─── Material

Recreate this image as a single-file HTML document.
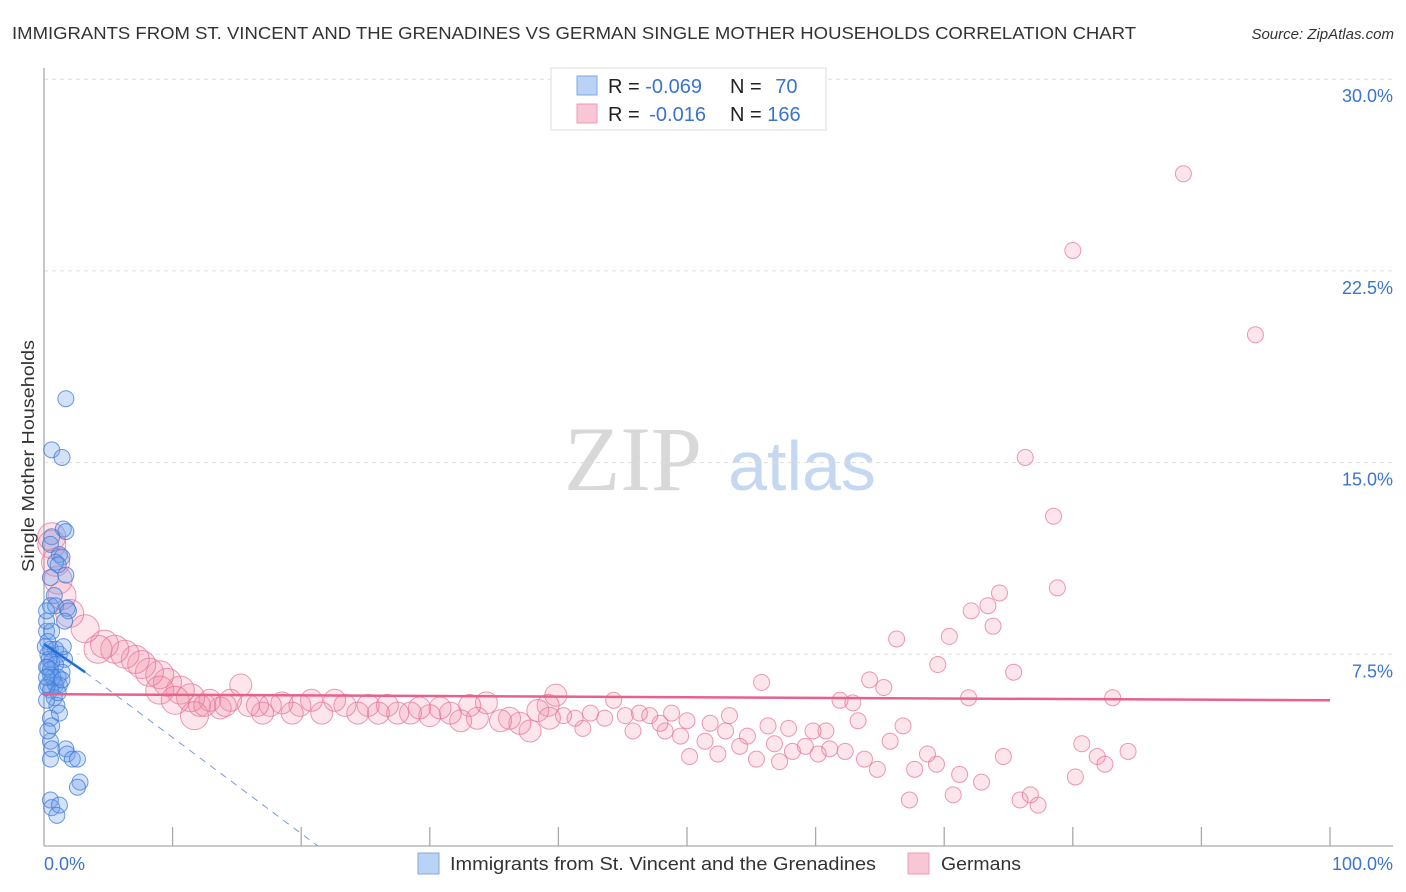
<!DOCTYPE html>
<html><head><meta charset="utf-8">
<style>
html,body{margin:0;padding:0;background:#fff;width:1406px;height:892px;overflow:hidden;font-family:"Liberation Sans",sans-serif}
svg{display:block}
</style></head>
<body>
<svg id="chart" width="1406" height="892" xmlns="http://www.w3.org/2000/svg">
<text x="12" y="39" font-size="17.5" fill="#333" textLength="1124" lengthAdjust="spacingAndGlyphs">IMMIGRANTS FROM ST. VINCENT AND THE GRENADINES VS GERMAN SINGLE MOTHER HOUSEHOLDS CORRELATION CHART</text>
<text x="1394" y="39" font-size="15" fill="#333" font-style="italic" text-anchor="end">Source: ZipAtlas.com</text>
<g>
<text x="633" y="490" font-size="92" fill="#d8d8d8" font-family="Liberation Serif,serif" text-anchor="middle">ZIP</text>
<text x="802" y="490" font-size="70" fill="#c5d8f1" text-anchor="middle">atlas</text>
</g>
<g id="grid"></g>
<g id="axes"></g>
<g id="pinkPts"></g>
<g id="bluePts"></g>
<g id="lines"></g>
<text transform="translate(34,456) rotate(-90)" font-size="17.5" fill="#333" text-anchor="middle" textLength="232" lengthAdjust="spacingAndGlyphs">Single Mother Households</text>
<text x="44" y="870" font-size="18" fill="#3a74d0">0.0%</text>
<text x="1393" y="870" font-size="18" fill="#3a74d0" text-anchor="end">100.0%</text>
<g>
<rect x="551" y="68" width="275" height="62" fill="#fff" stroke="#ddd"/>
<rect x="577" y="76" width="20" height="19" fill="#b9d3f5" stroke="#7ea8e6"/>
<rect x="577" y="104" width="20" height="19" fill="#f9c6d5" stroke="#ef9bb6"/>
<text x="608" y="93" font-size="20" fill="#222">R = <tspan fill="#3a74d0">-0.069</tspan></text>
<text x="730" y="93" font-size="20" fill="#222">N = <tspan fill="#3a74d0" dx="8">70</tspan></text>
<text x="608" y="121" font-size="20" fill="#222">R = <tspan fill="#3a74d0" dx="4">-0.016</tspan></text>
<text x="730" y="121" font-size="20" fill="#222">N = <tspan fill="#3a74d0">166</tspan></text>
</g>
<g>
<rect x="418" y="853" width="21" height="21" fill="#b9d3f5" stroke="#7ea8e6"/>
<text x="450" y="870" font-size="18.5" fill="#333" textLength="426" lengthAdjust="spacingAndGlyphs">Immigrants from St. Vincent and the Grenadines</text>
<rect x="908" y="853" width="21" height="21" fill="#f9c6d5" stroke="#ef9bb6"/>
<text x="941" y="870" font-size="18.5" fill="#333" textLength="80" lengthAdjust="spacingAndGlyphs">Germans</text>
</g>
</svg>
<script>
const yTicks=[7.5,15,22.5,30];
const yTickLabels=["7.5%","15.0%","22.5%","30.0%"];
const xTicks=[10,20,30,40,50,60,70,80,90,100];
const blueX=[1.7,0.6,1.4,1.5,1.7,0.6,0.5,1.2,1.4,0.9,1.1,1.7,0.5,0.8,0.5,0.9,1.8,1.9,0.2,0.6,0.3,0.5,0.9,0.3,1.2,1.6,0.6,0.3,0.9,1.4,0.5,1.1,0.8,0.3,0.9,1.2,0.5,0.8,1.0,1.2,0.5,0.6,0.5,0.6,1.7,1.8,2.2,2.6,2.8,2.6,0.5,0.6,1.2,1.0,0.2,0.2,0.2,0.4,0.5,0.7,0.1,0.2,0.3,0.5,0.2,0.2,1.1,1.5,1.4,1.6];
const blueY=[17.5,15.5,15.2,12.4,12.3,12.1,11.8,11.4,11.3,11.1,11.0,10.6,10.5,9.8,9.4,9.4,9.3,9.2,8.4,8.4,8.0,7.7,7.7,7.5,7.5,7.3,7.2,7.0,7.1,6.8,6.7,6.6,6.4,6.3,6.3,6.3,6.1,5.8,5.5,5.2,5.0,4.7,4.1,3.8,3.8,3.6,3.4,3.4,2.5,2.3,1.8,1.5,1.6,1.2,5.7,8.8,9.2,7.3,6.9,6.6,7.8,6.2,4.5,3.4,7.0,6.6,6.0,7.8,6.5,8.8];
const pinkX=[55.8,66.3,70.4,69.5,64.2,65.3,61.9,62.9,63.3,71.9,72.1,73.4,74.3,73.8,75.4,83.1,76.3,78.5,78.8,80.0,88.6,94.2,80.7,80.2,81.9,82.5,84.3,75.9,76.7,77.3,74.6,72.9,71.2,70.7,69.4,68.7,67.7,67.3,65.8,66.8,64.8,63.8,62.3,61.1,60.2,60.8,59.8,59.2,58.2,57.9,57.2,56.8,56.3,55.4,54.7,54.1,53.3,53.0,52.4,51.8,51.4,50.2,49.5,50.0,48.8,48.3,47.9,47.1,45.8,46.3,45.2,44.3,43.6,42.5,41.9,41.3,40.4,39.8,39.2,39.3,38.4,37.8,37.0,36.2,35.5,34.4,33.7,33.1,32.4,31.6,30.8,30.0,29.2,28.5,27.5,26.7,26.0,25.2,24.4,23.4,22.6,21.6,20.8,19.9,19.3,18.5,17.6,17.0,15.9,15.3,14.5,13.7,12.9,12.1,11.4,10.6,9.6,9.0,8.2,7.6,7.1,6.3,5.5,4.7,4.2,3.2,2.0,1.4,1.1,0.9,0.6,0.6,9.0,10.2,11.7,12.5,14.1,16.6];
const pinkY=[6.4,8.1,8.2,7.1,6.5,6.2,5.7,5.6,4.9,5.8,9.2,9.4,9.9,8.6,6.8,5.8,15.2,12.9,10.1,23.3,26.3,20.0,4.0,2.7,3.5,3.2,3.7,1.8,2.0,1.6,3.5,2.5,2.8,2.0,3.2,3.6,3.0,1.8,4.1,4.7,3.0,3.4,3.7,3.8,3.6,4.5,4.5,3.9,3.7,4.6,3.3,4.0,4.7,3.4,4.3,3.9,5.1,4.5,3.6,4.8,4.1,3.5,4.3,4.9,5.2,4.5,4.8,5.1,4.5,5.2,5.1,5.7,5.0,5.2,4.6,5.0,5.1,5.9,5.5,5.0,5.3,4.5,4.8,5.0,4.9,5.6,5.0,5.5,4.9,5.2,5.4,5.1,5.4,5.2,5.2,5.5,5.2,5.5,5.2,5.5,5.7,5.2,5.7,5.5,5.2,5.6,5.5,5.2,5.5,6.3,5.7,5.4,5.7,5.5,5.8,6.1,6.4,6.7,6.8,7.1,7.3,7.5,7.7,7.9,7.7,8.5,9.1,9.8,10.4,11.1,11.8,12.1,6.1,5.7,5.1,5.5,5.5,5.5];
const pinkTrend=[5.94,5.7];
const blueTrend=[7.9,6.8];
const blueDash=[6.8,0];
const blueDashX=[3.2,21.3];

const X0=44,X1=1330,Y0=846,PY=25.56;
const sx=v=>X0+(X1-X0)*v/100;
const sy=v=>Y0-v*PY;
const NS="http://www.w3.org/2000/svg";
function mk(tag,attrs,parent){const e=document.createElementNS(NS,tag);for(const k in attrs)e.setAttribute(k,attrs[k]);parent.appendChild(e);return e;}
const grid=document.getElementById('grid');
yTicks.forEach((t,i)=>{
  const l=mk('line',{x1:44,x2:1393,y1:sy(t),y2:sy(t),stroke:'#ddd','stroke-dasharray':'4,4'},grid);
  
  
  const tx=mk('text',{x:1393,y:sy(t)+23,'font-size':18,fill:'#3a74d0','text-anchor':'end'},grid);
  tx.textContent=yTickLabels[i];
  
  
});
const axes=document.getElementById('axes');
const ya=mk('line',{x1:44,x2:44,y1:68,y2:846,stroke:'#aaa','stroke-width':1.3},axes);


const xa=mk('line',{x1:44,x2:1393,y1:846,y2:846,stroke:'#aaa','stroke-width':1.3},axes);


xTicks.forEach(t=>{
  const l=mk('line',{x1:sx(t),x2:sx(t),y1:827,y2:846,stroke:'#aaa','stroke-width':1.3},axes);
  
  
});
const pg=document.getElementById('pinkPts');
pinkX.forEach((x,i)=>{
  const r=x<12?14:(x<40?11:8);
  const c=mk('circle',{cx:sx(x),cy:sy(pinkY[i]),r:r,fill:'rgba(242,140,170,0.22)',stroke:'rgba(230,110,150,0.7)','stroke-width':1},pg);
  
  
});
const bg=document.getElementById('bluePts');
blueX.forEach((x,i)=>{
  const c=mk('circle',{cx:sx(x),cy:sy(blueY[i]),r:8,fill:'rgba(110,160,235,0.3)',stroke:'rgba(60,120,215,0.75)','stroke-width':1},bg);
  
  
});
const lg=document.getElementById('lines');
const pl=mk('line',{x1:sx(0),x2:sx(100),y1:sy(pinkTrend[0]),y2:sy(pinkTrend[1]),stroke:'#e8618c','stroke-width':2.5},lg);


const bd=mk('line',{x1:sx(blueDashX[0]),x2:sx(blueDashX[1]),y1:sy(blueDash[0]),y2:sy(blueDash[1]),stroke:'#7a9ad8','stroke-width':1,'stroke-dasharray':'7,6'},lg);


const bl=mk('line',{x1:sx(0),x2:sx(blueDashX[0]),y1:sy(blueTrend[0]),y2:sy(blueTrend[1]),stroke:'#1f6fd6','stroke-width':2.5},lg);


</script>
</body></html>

──────

Exercise description
Reproduce each line of the material containing the word "document".

Correct result
Recreate this image as a single-file HTML document.
function mk(tag,attrs,parent){const e=document.createElementNS(NS,tag);for(const k in attrs)e.setAttribute(k,attrs[k]);parent.appendChild(e);return e;}
const grid=document.getElementById('grid');
const axes=document.getElementById('axes');
const pg=document.getElementById('pinkPts');
const bg=document.getElementById('bluePts');
const lg=document.getElementById('lines');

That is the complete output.